Moving your body is one of the best memory improvement strategies.
Manuela Macedonia and Thomas Knosche at the Max Planck Institute for Human Cognitive and Brain Sciences in Leipzig have discovered that language students remember significantly more words when they are taught with movement to accompany them. What’s more they were able to use the words more readily when creating new sentences.
They got 20 volunteers, over 6 days, to learn an artificial language called Vimmi, designed to make the results of the study easier to interpret.
Half of the material was taught using written and spoken instructions with exercises, while the other half was taught along with body movements accompanying each word. Basically, the students were asked to act the words out.
Now, of course, as babies, we don’t learn new words in isolation, but in conjunction with being shown an object or observing an action. But it turns out, to the surprise of the researchers, that moving about also helped students to learn abstract words, such as ‘rather’, which has no obvious action belonging to it.
Using fMRI scans, Macedonia and Knosche were able to demonstrate that acting out a word creates a more complex representation of the word in the brain, and that makes it more easily retrieved.
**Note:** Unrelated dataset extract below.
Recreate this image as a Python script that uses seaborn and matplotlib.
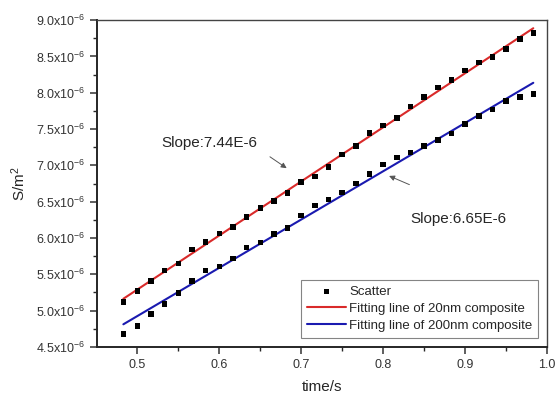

But if you are a member of Genius Material, you already know this, and you are encouraged to act out your notes and to use note-making methods which use movement, space and location. And it’s no coincidence that we suggest that when you test yourself, you close your eyes in order to see your notes in your mind’s eye and you write your notes in the air as you talk them through out loud.
So now you have the scientific backup that incorporating movement into your revision is a great strategy for improving your memory.